There is no other phrase I can think of that captures this swamp as the common “do something for God.” Replace “something” with just about anything you want, it doesn’t matter. Or replace God with Jesus, because that doesn’t matter here either. Doing something for God is an impossibility, yet we long to give our lives meaning and garner the sanctifying halo of a feel-good Christianity. Wouldn’t it be great to know that God really needed you to do something for Him and you did it? But God does not need anything done by us. Instead God requires our obedience, which is another way of saying that our lives should be about loving others as Christ loved us. In this way we are doing for others, not for God. More profoundly is the way our obedience to God is really God doing something for us. Our relationship is not about us doing anything for God, rather it is all about what God does for us, which takes a lifetime to fathom and is ultimately impossible to capture, define, or sum up. To pithily sum up one’s spirituality with a bumper sticker may feel like something solid, but it is merely wind.
Christian history is full of bumper sticker sayings, even ones that are covered in the patina of historicity. Sola fide is one such saying. And there are popular modern one’s that appear as challenging questions, but end up being merely ways of solidifying already established dogma rather than truly challenging one to question. What would Jesus do? is one of those sayings. The underlying radicality of that saying, a radicality lost on many Christians, is that it’s implication could be something like, “Stop living like a Christian and start living like a Christ follower.” Instead it is used merely to conjure up emotions, if at all, and to wear on oneself or on one’s car as a kind of tribal membership badge.
Of course, what I am saying is nothing new. Many pastors preach the sermon of “authentic” Christianity. Being authentic has been a popular mantra at least since the beginning of modernity. And church goers like to hear such messages as they get their “batteries charged” for another week. But what is that authentic Christianity?
The last thing I want to do here is dive into some lengthy and debatable definition of the gospel. I doubt that I could if I wanted to at this point. Countless others have already done that anyway, and they are correct or incorrect, and I don’t want to deal with that here. But I can say that authentic Christianity emerges over the course of one’s life, through the difficulties and trials of living, which includes struggles, doubts, fears, and joy. A conversion experience is like a wedding. Compare that eye opening “conversion” moment to a long life lived in faith and one sees something like the comparison of the wedding day to a marriage of many years.

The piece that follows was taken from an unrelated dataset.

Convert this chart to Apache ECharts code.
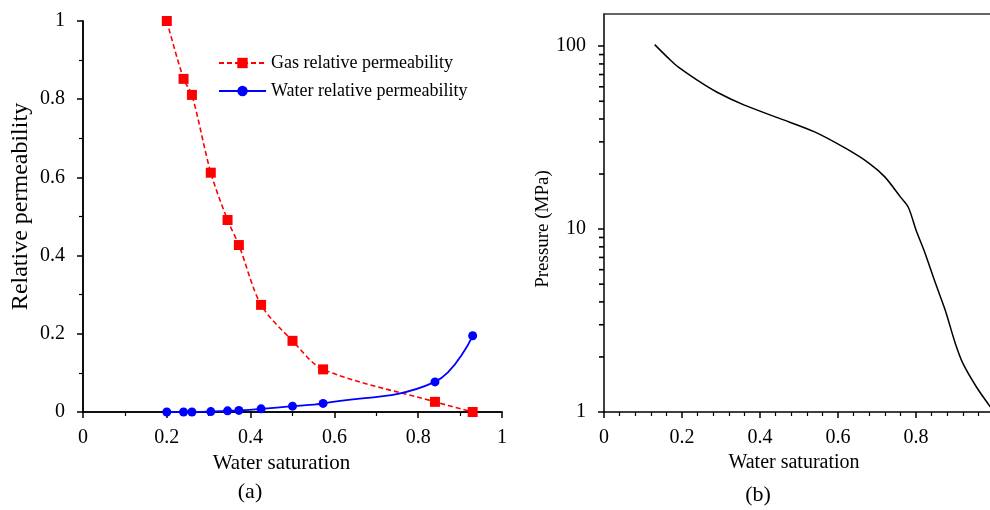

One does not really know if there is a marriage, a true marriage, on the wedding day. I used to be a professional wedding photographer, I’ve seen a lot of beginnings. Many of those marriages became disillusioned in rather short order. But some are still going, and working, and hanging in there. Faith and marriage are not easy things. A true conversion becomes evident, offers its evidence, over the long haul. One is continually being converted. But one does not really know that at first. The difference may be that with faith, at least, we have God’s promises that if we are in God’s hands nothing can pull us out. We don’t have the same kinds of guarantees with marriage.
I think of authentic faith as being something like an internal compass that points one in the right direction, but not as the crow flies, nor by the easiest route. Life is a journey. We are trying to make it to the end, or the next new beginning, the best we can. Along the way we can easily be confused with what we need to the do and all that is unrequired. We see that the Bible speaks of working out our salvation with fear and trembling, and then follows that with a promise that it is God who is bringing us to salvation. On the the other hand we hear countless messages from other professing Christians that the life of faith can be summed up quite easily. We get lists and sayings from those Christians. We get formulas that range anywhere from “get yourself into community,” to “make sure you have a morning quiet time.” We are told to “live intentionally” and to “just give our troubles to God.” We may hear that we must work at a local soup kitchen or halfway house, or get “plugged in” to a local church, or dress a certain way, and to put away alcohol and cigarettes. We may also be told that having tattoos show our freedom in Christ, and drinking fair trade coffee shows our commitment to justice.
We all know this Christianity. It surrounds us. This is false Christianity and it is a trap. Authentic Christianity is not, and cannot be, a formula. For the individual, at the personal and existential level, any one of the above formulas may be part of faith, of God’s working faith into and through that particular believer. God might lead me into an intentional community, or to unplug from the grid, or to live on an island, or to start a company, or get a tattoo (which I want anyway, so that’s good). It could go any which way. And God might have any of those formulas go awry in my life, which they often do. I read a fair amount of young Christians clinging enthusiastically to formulas. Intentional community is a popular one. I like the idea. But I also know that no intentional community is a substitute for authentic faith. However, as we navigate through life, an intentional community experience may be a powerful tool that God uses in a person’s life to bring about a deeper and richer faith. We just need to not confuse the two.

So back to navigating. As my internal compass keeps me on course, sometimes wildly swinging in different directions, sometimes purposely getting me lost, I still know that compass as the hand of God working faith into me because I can’t do it on my own. What I can do is the “fear and trembling” part, but even that is just another gift from God.